Adjusted EBITDA for 2025 reached €753.5 million, an 8% year-over-year rise. That outcome marginally exceeded both the company’s own guidance range of €750-753 million and consensus expectations, which were €751 million.

Cirsa reported a reduction in its leverage ratio to 2.7x and has proposed a dividend of €0.45 per share, representing a total distribution of €75 million.


Guidance for 2026

Looking ahead, the company provided 2026 guidance targeting revenues between €2,500 million and €2,560 million. The midpoint of that range implies approximately 8% growth and sits about 1% above consensus estimates of €2,499 million. For adjusted EBITDA, management guided to €800-820 million, a range that suggests about 7% growth and is consistent with consensus expectations of €813 million at the midpoint.


Quarterly and segment performance

In the fourth quarter, group revenues rose 6% while EBITDA increased 4%.

The Casinos segment recorded 6% revenue growth and a 4% increase in EBITDA, with management describing trading conditions as very positive.

Slots Spain posted 6% revenue growth and delivered a 24% increase in EBITDA, with margins holding at 51% for the second consecutive quarter. Management highlighted healthy organic growth in this division and reported no change in underlying trends.

Slots Italy saw revenues climb 18% and EBITDA increase 7%, a performance partly driven by the acquisition of Royal in the first quarter of 2025.

The Online Gaming and Betting segment experienced a 1% decline in revenues and a 29% fall in EBITDA, which the company attributed to customer-friendly sports results in September and October.

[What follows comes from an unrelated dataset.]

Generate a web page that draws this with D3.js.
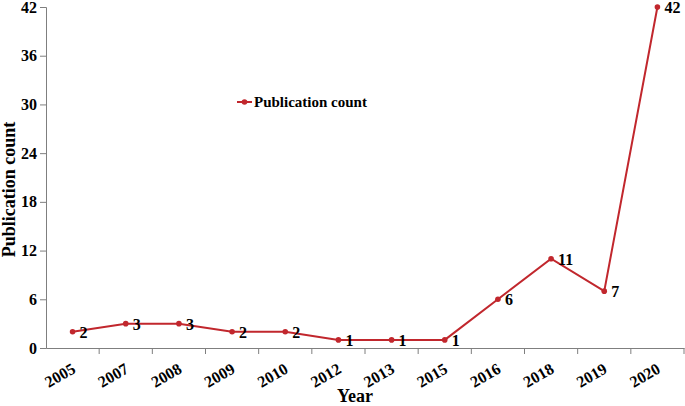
<!DOCTYPE html>
<html lang="en">
<head>
<meta charset="UTF-8">
<title>Publication count</title>
<script src="https://cdn.jsdelivr.net/npm/d3@7"></script>
<style>
  body { margin: 0; background: #fff; }
  svg { display: block; font-family: "Liberation Serif", "Times New Roman", serif; font-weight: bold; }
</style>
</head>
<body>
<div id="chart"></div>
<script>
// values
const years = ["2005", "2007", "2008", "2009", "2010", "2012", "2013", "2015", "2016", "2018", "2019", "2020"];
const counts = [2, 3, 3, 2, 2, 1, 1, 1, 6, 11, 7, 42];
const yTicks = [0, 6, 12, 18, 24, 30, 36, 42];
const seriesName = "Publication count";

const width = 685, height = 406;
const margin = { top: 7, right: 1, bottom: 58, left: 46 };
const red = "#c1272d";
const axisGrey = "#7f7f7f";

const svg = d3.select("#chart").append("svg")
    .attr("width", width)
    .attr("height", height);

const x = d3.scaleBand()
    .domain(years)
    .range([margin.left, width - margin.right]);

const y = d3.scaleLinear()
    .domain([0, 42])
    .range([height - margin.bottom, margin.top]);

// y axis
const yAxis = svg.append("g")
    .attr("transform", `translate(${margin.left},0)`)
    .call(d3.axisLeft(y).tickValues(yTicks).tickSize(6).tickPadding(3));
yAxis.select(".domain").attr("stroke", axisGrey);
yAxis.selectAll(".tick line").attr("stroke", axisGrey);
yAxis.selectAll("text")
    .attr("font-size", 16)
    .attr("font-family", "Liberation Serif, serif")
    .attr("font-weight", "bold")
    .attr("fill", "#000");

// x axis, ticks sit between categories
const xAxis = svg.append("g")
    .attr("transform", `translate(0,${y(0)})`)
    .call(d3.axisBottom(x).tickSize(0).tickSizeOuter(0).tickFormat(""));
xAxis.select(".domain").attr("stroke", axisGrey);
xAxis.selectAll(".tick").remove();

const tickPos = years.map(d => x(d)).concat([x(years[years.length - 1]) + x.bandwidth()]);
svg.append("g").selectAll("line")
    .data(tickPos.slice(1))
    .join("line")
    .attr("x1", d => d).attr("x2", d => d)
    .attr("y1", y(0)).attr("y2", y(0) + 6)
    .attr("stroke", axisGrey);

svg.append("g").selectAll("text")
    .data(years)
    .join("text")
    .attr("transform", d => `translate(${x(d) + x.bandwidth() / 2 + 4},${y(0) + 24}) rotate(-30)`)
    .attr("text-anchor", "end")
    .attr("font-size", 16)
    .attr("fill", "#000")
    .text(d => d);

// axis titles
svg.append("text")
    .attr("x", 355)
    .attr("y", 402)
    .attr("text-anchor", "middle")
    .attr("font-size", 18)
    .text("Year");

svg.append("text")
    .attr("transform", `translate(15,${(y(0) + y(42)) / 2 + 12}) rotate(-90)`)
    .attr("text-anchor", "middle")
    .attr("font-size", 18)
    .text("Publication count");

// line + points
const cx = d => x(d) + x.bandwidth() / 2;
const line = d3.line()
    .x((d, i) => cx(years[i]))
    .y(d => y(d));

svg.append("path")
    .datum(counts)
    .attr("fill", "none")
    .attr("stroke", red)
    .attr("stroke-width", 2)
    .attr("d", line);

svg.append("g").selectAll("circle")
    .data(counts)
    .join("circle")
    .attr("cx", (d, i) => cx(years[i]))
    .attr("cy", d => y(d))
    .attr("r", 2.8)
    .attr("fill", red);

svg.append("g").selectAll("text")
    .data(counts)
    .join("text")
    .attr("x", (d, i) => cx(years[i]) + 7)
    .attr("y", d => y(d) + 6)
    .attr("font-size", 16)
    .attr("fill", "#000")
    .text(d => d);

// legend
const legend = svg.append("g").attr("transform", "translate(237,102)");
legend.append("line")
    .attr("x1", 0).attr("x2", 15)
    .attr("stroke", red).attr("stroke-width", 2);
legend.append("circle")
    .attr("cx", 7.5).attr("r", 2.8).attr("fill", red);
legend.append("text")
    .attr("x", 17)
    .attr("y", 5)
    .attr("font-size", 15)
    .text(seriesName);
</script>
</body>
</html>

Despite the segment’s earnings pressure, underlying turnover expanded 10% in the quarter and 15% for the full year, surpassing the company’s 10% turnover target.


M&A activity

Cirsa stepped up acquisition activity in the fourth quarter, completing purchases that included casino operations in Morocco and Peru, as well as a Spanish slot operator. Management said the company has a high-quality M&A pipeline for 2026.


These results leave the company in a position of modestly stronger operational performance versus guidance, with a small improvement relative to consensus and a capital return to shareholders via the proposed dividend. The 2026 outlook is broadly aligned with market expectations, reflecting a continuation of measured growth assumptions.

Risks

  • Online Gaming and Betting earnings are sensitive to sporting outcomes; the segment reported a 1% revenue decline and a 29% fall in EBITDA after customer-friendly sports results in September and October - this creates volatility for the gaming sector.
  • M&A-driven growth can alter comparability of results; Slots Italy’s 18% revenue increase and 7% EBITDA rise were aided by the acquisition of Royal in Q1 2025 - integration and deal effects may affect future performance in leisure and gaming segments.
  • 2026 guidance is largely in line with consensus (revenue midpoint about 1% above consensus and EBITDA midpoint matching consensus), which may limit upside if expectations are already priced by markets - this affects investor sentiment and equity performance.